TASK GOAL:
Repeat exactly, and only, the lines from the one that contains "Convert this chart to matplotlib code." to the one that contains "leyenda.get_frame().set_linewidth(1)", both ends included. Omit every picture.

DATA PROVIDED:
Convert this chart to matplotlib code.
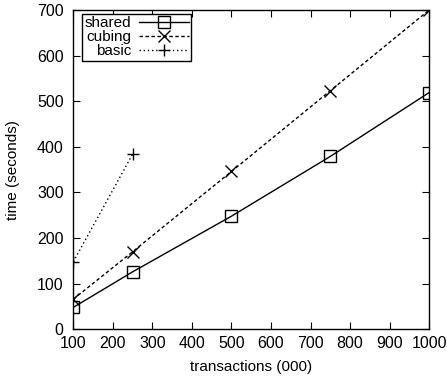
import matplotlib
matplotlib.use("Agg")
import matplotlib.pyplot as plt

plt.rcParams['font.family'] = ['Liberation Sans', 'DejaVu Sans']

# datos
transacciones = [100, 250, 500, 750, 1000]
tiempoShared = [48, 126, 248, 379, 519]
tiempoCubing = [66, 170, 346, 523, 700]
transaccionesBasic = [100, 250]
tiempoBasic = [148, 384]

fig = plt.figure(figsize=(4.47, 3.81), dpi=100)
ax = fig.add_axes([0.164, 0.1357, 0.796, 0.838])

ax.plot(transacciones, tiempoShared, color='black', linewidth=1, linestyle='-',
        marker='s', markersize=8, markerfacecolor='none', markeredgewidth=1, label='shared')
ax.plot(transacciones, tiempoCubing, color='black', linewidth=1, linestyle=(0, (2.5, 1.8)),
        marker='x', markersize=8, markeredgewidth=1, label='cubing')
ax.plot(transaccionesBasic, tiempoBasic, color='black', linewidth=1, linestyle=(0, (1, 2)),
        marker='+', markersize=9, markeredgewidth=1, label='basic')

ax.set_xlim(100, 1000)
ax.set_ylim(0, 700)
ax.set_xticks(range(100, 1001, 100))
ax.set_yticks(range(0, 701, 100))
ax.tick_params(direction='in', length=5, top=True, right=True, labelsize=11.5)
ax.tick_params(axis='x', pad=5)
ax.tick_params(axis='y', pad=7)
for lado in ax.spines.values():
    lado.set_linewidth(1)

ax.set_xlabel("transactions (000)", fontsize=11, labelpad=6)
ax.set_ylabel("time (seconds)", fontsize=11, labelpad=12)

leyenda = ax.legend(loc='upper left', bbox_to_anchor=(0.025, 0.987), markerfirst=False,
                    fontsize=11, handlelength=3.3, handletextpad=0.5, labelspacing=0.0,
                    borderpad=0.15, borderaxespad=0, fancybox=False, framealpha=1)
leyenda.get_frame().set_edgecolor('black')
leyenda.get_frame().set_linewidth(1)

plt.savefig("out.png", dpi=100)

* * *

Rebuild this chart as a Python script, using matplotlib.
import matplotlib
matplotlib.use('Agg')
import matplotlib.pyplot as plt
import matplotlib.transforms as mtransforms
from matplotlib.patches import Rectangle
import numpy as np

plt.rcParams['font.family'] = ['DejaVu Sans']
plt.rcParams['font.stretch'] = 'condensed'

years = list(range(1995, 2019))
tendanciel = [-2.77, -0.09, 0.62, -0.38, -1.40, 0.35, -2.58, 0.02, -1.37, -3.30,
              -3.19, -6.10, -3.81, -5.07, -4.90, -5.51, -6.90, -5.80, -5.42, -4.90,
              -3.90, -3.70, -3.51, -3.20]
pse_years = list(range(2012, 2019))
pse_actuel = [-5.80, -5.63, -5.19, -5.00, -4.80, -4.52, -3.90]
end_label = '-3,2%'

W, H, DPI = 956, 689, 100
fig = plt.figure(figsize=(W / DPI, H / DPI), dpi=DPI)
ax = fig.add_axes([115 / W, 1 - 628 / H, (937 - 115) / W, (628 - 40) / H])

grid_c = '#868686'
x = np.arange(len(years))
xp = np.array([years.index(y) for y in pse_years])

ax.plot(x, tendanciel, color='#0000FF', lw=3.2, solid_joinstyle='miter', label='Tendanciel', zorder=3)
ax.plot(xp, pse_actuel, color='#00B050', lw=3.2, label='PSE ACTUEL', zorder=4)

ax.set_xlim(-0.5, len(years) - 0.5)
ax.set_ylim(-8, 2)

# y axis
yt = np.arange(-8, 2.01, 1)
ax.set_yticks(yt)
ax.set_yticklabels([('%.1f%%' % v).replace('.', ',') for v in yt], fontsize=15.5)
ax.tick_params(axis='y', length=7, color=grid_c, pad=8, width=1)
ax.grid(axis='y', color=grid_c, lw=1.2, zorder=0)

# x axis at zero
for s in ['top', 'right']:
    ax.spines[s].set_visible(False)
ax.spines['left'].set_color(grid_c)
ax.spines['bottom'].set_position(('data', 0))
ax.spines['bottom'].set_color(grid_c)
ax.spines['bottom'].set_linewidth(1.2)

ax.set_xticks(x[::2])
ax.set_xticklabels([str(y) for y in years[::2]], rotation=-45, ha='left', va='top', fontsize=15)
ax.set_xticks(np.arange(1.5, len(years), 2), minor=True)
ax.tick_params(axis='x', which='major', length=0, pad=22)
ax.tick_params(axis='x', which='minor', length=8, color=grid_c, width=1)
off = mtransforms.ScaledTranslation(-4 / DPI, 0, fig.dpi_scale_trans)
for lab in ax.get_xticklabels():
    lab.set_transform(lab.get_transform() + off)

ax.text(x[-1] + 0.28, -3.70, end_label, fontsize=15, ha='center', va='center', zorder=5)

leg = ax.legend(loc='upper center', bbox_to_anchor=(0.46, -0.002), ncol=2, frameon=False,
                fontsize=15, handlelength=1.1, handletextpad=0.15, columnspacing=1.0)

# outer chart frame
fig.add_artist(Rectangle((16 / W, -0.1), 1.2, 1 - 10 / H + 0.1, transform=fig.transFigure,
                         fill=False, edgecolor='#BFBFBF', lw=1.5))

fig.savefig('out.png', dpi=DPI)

RESULT FOR THIS EXERCISE:
Convert this chart to matplotlib code.
import matplotlib
matplotlib.use("Agg")
import matplotlib.pyplot as plt

plt.rcParams['font.family'] = ['Liberation Sans', 'DejaVu Sans']

# datos
transacciones = [100, 250, 500, 750, 1000]
tiempoShared = [48, 126, 248, 379, 519]
tiempoCubing = [66, 170, 346, 523, 700]
transaccionesBasic = [100, 250]
tiempoBasic = [148, 384]

fig = plt.figure(figsize=(4.47, 3.81), dpi=100)
ax = fig.add_axes([0.164, 0.1357, 0.796, 0.838])

ax.plot(transacciones, tiempoShared, color='black', linewidth=1, linestyle='-',
        marker='s', markersize=8, markerfacecolor='none', markeredgewidth=1, label='shared')
ax.plot(transacciones, tiempoCubing, color='black', linewidth=1, linestyle=(0, (2.5, 1.8)),
        marker='x', markersize=8, markeredgewidth=1, label='cubing')
ax.plot(transaccionesBasic, tiempoBasic, color='black', linewidth=1, linestyle=(0, (1, 2)),
        marker='+', markersize=9, markeredgewidth=1, label='basic')

ax.set_xlim(100, 1000)
ax.set_ylim(0, 700)
ax.set_xticks(range(100, 1001, 100))
ax.set_yticks(range(0, 701, 100))
ax.tick_params(direction='in', length=5, top=True, right=True, labelsize=11.5)
ax.tick_params(axis='x', pad=5)
ax.tick_params(axis='y', pad=7)
for lado in ax.spines.values():
    lado.set_linewidth(1)

ax.set_xlabel("transactions (000)", fontsize=11, labelpad=6)
ax.set_ylabel("time (seconds)", fontsize=11, labelpad=12)

leyenda = ax.legend(loc='upper left', bbox_to_anchor=(0.025, 0.987), markerfirst=False,
                    fontsize=11, handlelength=3.3, handletextpad=0.5, labelspacing=0.0,
                    borderpad=0.15, borderaxespad=0, fancybox=False, framealpha=1)
leyenda.get_frame().set_edgecolor('black')
leyenda.get_frame().set_linewidth(1)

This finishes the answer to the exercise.